PROBLEM TO WORK ON ::
Copy out the data exactly, leaving the pictures behind.

SOURCE DATA ::
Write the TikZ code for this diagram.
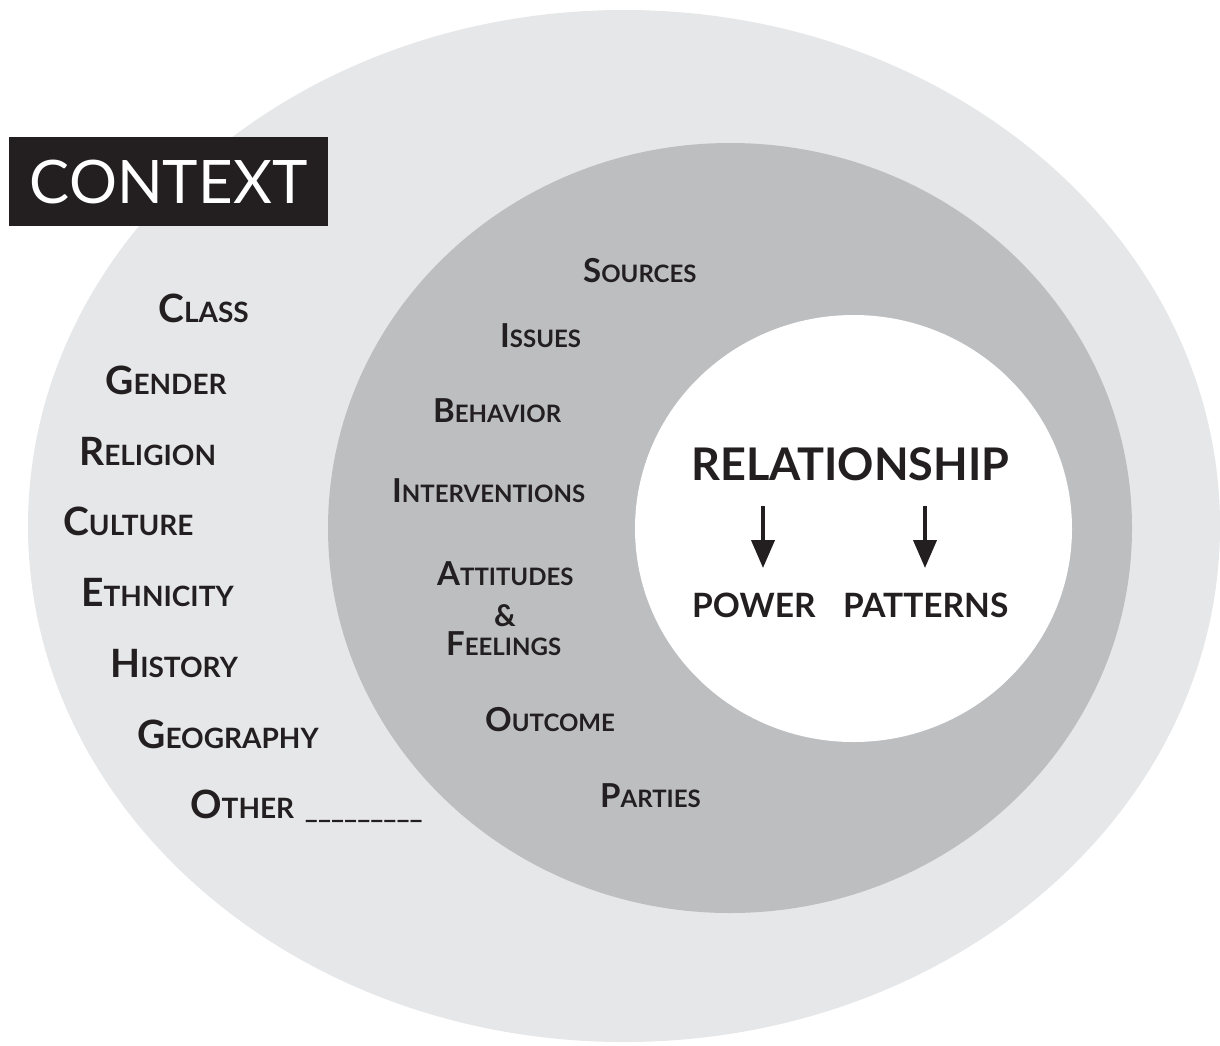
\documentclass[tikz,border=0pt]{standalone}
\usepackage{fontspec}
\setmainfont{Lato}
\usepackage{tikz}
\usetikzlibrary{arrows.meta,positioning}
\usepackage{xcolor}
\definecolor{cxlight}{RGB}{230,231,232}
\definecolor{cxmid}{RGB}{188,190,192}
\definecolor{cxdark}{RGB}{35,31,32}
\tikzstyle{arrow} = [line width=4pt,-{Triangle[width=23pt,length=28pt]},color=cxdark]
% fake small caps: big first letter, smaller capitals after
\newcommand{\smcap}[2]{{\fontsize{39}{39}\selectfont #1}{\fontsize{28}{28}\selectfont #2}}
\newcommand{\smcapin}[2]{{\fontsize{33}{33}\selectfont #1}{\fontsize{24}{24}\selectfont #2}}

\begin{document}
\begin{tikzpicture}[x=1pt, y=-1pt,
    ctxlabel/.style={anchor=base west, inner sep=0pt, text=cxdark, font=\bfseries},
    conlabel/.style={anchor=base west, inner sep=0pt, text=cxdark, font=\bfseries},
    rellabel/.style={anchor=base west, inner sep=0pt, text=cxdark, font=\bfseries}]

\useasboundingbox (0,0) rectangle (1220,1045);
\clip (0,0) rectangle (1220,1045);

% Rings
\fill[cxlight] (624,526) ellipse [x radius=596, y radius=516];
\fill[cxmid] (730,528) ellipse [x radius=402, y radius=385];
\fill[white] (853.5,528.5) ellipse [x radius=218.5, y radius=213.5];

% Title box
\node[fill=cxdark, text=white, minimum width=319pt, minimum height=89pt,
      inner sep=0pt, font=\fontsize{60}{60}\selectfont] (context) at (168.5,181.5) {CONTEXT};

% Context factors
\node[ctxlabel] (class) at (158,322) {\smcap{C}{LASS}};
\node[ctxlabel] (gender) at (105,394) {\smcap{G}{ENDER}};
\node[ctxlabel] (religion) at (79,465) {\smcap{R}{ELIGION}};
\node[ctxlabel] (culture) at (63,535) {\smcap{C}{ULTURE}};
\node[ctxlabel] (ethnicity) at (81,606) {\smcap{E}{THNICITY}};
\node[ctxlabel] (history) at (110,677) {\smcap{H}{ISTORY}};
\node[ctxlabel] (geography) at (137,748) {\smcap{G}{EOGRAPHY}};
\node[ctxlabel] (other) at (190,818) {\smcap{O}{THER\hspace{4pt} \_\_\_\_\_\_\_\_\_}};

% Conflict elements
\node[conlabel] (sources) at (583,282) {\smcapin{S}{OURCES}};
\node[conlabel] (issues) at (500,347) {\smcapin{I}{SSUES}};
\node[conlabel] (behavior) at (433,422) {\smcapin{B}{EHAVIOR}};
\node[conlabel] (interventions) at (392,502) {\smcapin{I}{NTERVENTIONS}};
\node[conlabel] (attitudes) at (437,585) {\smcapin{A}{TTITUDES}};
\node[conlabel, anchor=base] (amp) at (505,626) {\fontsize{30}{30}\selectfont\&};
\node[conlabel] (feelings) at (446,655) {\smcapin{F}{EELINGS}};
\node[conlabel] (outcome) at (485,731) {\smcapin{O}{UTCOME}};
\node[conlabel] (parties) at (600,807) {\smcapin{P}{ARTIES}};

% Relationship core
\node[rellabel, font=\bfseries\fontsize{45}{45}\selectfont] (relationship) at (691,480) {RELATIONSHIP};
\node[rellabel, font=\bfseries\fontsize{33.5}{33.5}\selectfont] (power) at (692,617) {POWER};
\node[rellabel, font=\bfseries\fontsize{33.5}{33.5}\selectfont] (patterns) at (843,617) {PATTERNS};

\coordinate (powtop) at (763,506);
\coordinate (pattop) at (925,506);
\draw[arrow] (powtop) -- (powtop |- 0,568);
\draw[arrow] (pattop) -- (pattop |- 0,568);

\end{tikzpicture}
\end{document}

PROBLEM SOLUTION ::
Write the TikZ code for this diagram.
\documentclass[tikz,border=0pt]{standalone}
\usepackage{fontspec}
\setmainfont{Lato}
\usepackage{tikz}
\usetikzlibrary{arrows.meta,positioning}
\usepackage{xcolor}
\definecolor{cxlight}{RGB}{230,231,232}
\definecolor{cxmid}{RGB}{188,190,192}
\definecolor{cxdark}{RGB}{35,31,32}
\tikzstyle{arrow} = [line width=4pt,-{Triangle[width=23pt,length=28pt]},color=cxdark]
% fake small caps: big first letter, smaller capitals after
\newcommand{\smcap}[2]{{\fontsize{39}{39}\selectfont #1}{\fontsize{28}{28}\selectfont #2}}
\newcommand{\smcapin}[2]{{\fontsize{33}{33}\selectfont #1}{\fontsize{24}{24}\selectfont #2}}

\begin{document}
\begin{tikzpicture}[x=1pt, y=-1pt,
    ctxlabel/.style={anchor=base west, inner sep=0pt, text=cxdark, font=\bfseries},
    conlabel/.style={anchor=base west, inner sep=0pt, text=cxdark, font=\bfseries},
    rellabel/.style={anchor=base west, inner sep=0pt, text=cxdark, font=\bfseries}]

\useasboundingbox (0,0) rectangle (1220,1045);
\clip (0,0) rectangle (1220,1045);

% Rings
\fill[cxlight] (624,526) ellipse [x radius=596, y radius=516];
\fill[cxmid] (730,528) ellipse [x radius=402, y radius=385];
\fill[white] (853.5,528.5) ellipse [x radius=218.5, y radius=213.5];

% Title box
\node[fill=cxdark, text=white, minimum width=319pt, minimum height=89pt,
      inner sep=0pt, font=\fontsize{60}{60}\selectfont] (context) at (168.5,181.5) {CONTEXT};

% Context factors
\node[ctxlabel] (class) at (158,322) {\smcap{C}{LASS}};
\node[ctxlabel] (gender) at (105,394) {\smcap{G}{ENDER}};
\node[ctxlabel] (religion) at (79,465) {\smcap{R}{ELIGION}};
\node[ctxlabel] (culture) at (63,535) {\smcap{C}{ULTURE}};
\node[ctxlabel] (ethnicity) at (81,606) {\smcap{E}{THNICITY}};
\node[ctxlabel] (history) at (110,677) {\smcap{H}{ISTORY}};
\node[ctxlabel] (geography) at (137,748) {\smcap{G}{EOGRAPHY}};
\node[ctxlabel] (other) at (190,818) {\smcap{O}{THER\hspace{4pt} \_\_\_\_\_\_\_\_\_}};

% Conflict elements
\node[conlabel] (sources) at (583,282) {\smcapin{S}{OURCES}};
\node[conlabel] (issues) at (500,347) {\smcapin{I}{SSUES}};
\node[conlabel] (behavior) at (433,422) {\smcapin{B}{EHAVIOR}};
\node[conlabel] (interventions) at (392,502) {\smcapin{I}{NTERVENTIONS}};
\node[conlabel] (attitudes) at (437,585) {\smcapin{A}{TTITUDES}};
\node[conlabel, anchor=base] (amp) at (505,626) {\fontsize{30}{30}\selectfont\&};
\node[conlabel] (feelings) at (446,655) {\smcapin{F}{EELINGS}};
\node[conlabel] (outcome) at (485,731) {\smcapin{O}{UTCOME}};
\node[conlabel] (parties) at (600,807) {\smcapin{P}{ARTIES}};

% Relationship core
\node[rellabel, font=\bfseries\fontsize{45}{45}\selectfont] (relationship) at (691,480) {RELATIONSHIP};
\node[rellabel, font=\bfseries\fontsize{33.5}{33.5}\selectfont] (power) at (692,617) {POWER};
\node[rellabel, font=\bfseries\fontsize{33.5}{33.5}\selectfont] (patterns) at (843,617) {PATTERNS};

\coordinate (powtop) at (763,506);
\coordinate (pattop) at (925,506);
\draw[arrow] (powtop) -- (powtop |- 0,568);
\draw[arrow] (pattop) -- (pattop |- 0,568);

\end{tikzpicture}
\end{document}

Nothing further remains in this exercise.